— start DATA —

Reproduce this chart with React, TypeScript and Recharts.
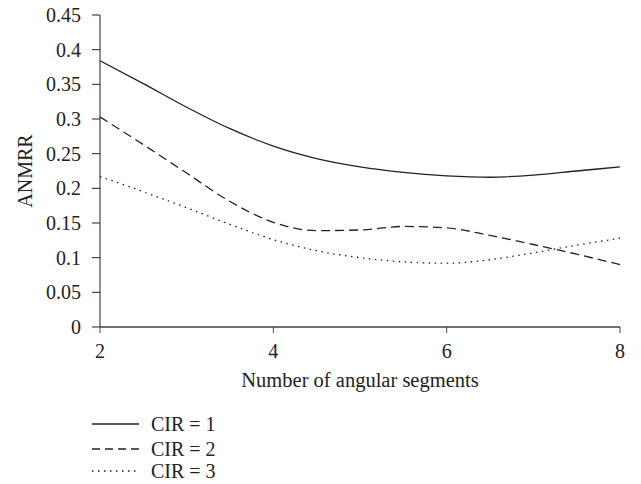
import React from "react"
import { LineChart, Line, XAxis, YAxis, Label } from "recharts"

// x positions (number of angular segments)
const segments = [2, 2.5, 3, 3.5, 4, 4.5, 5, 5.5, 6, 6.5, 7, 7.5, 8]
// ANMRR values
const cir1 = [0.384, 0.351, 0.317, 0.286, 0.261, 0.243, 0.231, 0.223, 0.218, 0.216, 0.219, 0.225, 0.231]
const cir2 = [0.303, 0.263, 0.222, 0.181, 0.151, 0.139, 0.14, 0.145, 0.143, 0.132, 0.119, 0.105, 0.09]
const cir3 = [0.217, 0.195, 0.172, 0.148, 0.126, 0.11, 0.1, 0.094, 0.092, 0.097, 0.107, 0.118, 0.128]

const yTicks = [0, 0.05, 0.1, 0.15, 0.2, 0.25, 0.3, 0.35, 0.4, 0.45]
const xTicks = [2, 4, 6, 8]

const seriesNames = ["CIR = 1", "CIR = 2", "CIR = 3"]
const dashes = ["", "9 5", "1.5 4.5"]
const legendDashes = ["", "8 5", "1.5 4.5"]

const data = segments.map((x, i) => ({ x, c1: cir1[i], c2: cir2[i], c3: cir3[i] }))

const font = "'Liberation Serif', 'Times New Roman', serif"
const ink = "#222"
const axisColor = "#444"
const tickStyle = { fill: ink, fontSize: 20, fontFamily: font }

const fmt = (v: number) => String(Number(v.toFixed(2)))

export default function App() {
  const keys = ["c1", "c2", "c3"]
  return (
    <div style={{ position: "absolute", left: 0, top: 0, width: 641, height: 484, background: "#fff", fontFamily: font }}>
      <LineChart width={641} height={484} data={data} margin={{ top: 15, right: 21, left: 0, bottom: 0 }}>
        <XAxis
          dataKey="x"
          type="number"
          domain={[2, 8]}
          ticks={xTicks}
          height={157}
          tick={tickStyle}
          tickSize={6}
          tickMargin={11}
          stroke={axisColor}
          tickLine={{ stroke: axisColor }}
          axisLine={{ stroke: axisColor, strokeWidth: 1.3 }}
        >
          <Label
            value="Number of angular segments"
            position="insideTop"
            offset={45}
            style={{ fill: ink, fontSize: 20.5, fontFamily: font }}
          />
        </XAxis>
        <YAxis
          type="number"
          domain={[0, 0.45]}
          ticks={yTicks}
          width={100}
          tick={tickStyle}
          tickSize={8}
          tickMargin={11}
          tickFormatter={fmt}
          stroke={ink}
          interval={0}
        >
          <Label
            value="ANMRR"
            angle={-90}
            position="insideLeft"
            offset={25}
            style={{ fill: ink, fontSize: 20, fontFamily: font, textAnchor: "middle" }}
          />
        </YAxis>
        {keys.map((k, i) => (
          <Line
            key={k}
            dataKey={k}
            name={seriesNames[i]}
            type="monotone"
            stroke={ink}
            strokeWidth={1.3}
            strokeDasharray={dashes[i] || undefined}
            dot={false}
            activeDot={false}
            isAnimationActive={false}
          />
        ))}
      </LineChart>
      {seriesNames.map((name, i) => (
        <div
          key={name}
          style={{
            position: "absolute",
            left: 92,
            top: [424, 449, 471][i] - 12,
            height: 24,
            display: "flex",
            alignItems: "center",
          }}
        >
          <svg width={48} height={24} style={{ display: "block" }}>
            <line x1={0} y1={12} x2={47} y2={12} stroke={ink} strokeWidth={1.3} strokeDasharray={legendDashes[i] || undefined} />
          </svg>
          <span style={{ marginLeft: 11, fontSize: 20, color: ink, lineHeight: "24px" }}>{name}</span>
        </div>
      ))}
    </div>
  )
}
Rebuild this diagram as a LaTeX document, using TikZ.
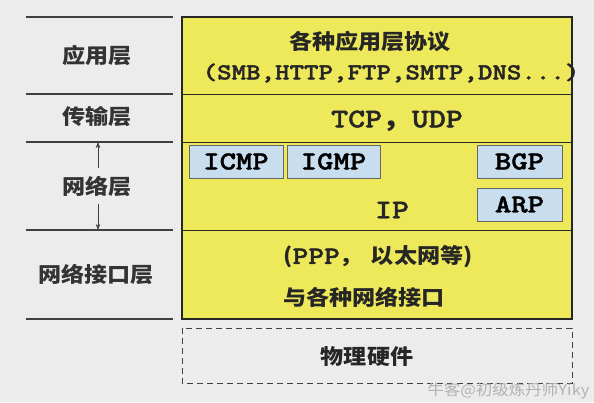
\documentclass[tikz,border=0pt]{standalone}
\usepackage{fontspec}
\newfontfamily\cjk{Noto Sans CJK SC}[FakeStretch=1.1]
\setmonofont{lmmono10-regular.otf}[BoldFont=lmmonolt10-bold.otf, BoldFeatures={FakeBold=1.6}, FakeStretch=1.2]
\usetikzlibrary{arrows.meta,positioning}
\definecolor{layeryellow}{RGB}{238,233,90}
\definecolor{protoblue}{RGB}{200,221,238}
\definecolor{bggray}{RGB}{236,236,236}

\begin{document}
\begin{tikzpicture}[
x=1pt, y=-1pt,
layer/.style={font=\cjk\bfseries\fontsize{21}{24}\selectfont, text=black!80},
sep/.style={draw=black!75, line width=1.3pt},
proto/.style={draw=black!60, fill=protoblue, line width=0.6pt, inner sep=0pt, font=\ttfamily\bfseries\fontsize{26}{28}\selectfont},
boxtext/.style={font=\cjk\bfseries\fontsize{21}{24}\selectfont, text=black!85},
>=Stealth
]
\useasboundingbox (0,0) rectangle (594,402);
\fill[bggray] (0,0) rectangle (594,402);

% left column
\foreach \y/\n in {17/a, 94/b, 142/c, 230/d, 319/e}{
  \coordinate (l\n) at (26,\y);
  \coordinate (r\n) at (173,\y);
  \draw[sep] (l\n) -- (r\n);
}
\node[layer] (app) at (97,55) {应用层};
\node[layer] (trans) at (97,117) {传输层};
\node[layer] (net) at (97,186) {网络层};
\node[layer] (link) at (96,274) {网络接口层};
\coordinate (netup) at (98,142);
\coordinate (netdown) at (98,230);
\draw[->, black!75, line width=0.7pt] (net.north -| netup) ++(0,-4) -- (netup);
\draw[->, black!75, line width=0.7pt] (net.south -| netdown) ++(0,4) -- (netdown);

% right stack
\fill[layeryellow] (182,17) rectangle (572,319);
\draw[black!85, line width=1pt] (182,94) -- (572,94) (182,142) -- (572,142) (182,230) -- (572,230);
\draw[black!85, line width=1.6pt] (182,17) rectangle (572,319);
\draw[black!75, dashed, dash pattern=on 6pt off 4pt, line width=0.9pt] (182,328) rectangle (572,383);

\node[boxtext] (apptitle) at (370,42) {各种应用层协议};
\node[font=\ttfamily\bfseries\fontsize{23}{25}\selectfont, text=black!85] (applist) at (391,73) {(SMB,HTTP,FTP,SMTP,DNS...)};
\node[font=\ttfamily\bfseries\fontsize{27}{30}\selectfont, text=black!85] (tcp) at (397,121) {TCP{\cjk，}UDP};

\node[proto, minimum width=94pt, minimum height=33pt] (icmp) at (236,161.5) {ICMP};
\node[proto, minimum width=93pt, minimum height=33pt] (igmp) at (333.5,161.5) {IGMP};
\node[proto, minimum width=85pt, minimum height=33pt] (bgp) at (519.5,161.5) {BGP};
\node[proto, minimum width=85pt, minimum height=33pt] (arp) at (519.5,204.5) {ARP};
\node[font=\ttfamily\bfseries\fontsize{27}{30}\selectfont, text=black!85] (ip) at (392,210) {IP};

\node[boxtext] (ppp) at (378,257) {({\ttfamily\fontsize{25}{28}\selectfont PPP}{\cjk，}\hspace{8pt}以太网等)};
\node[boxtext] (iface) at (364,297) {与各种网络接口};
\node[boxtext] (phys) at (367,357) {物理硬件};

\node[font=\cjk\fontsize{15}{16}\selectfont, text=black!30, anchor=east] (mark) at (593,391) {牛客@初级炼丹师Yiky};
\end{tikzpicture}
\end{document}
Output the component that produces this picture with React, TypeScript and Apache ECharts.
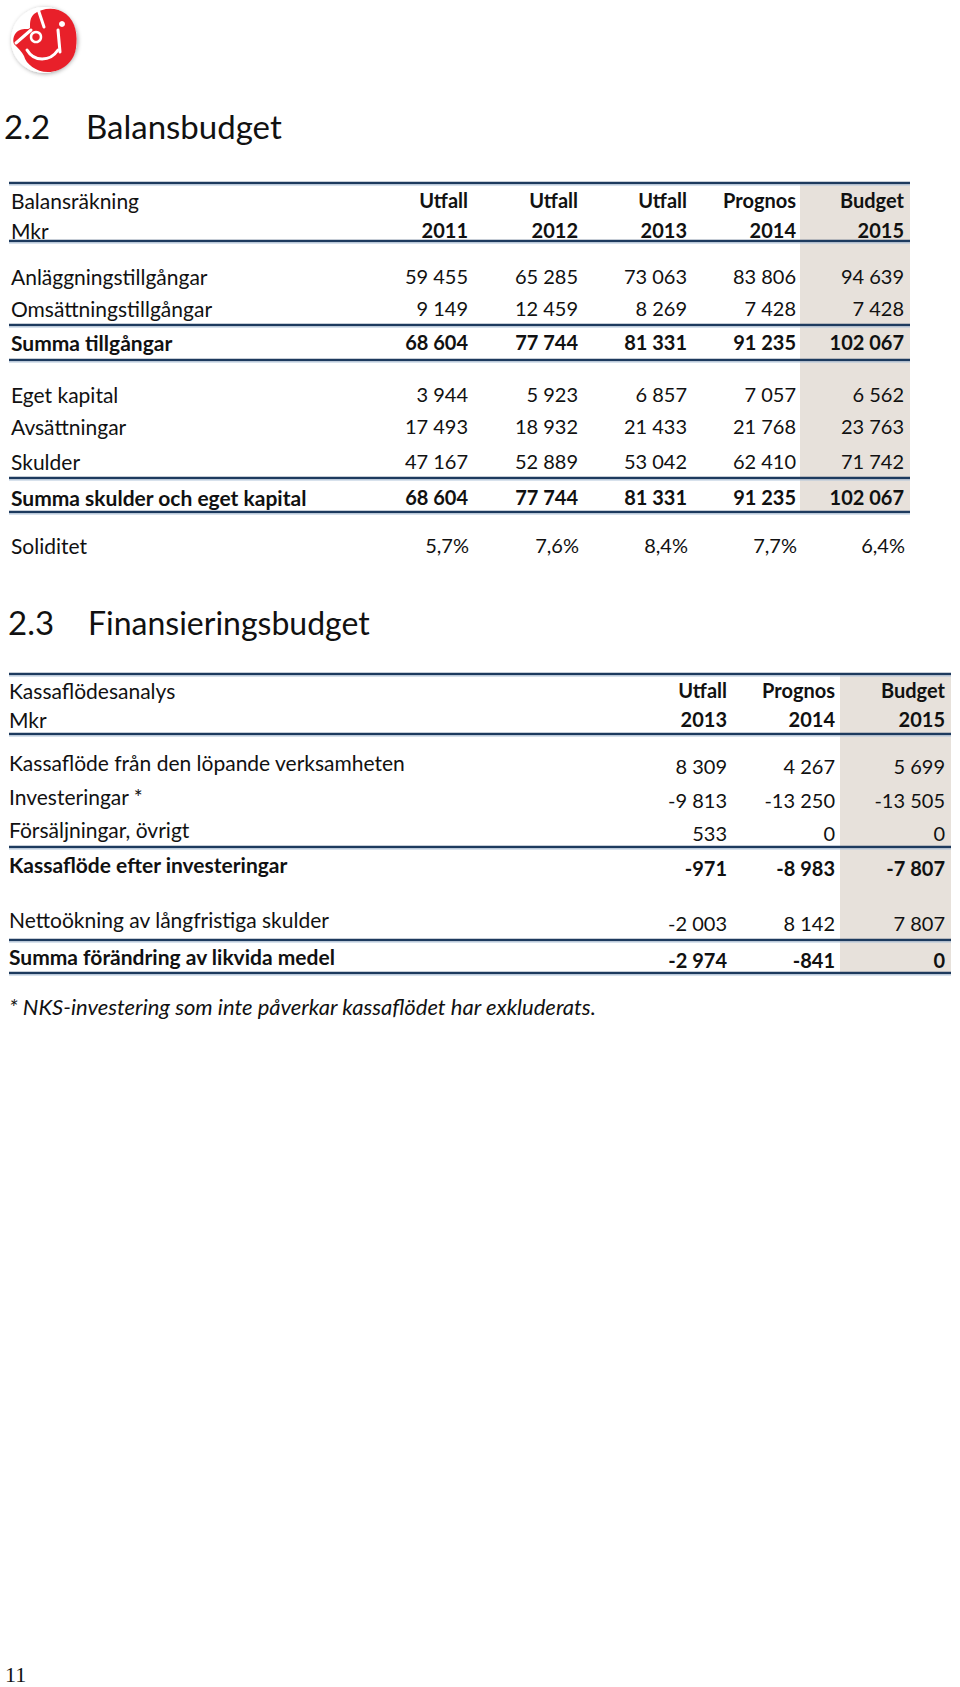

— end DATA —

EXERCISE DIRECTIONS: Up to and including the line containing "XAxis, YAxis, Label", repeat every line from the start of the data, but none of the pictures.

EXERCISE RESULT:
Reproduce this chart with React, TypeScript and Recharts.
import React from "react"
import { LineChart, Line, XAxis, YAxis, Label } from "recharts"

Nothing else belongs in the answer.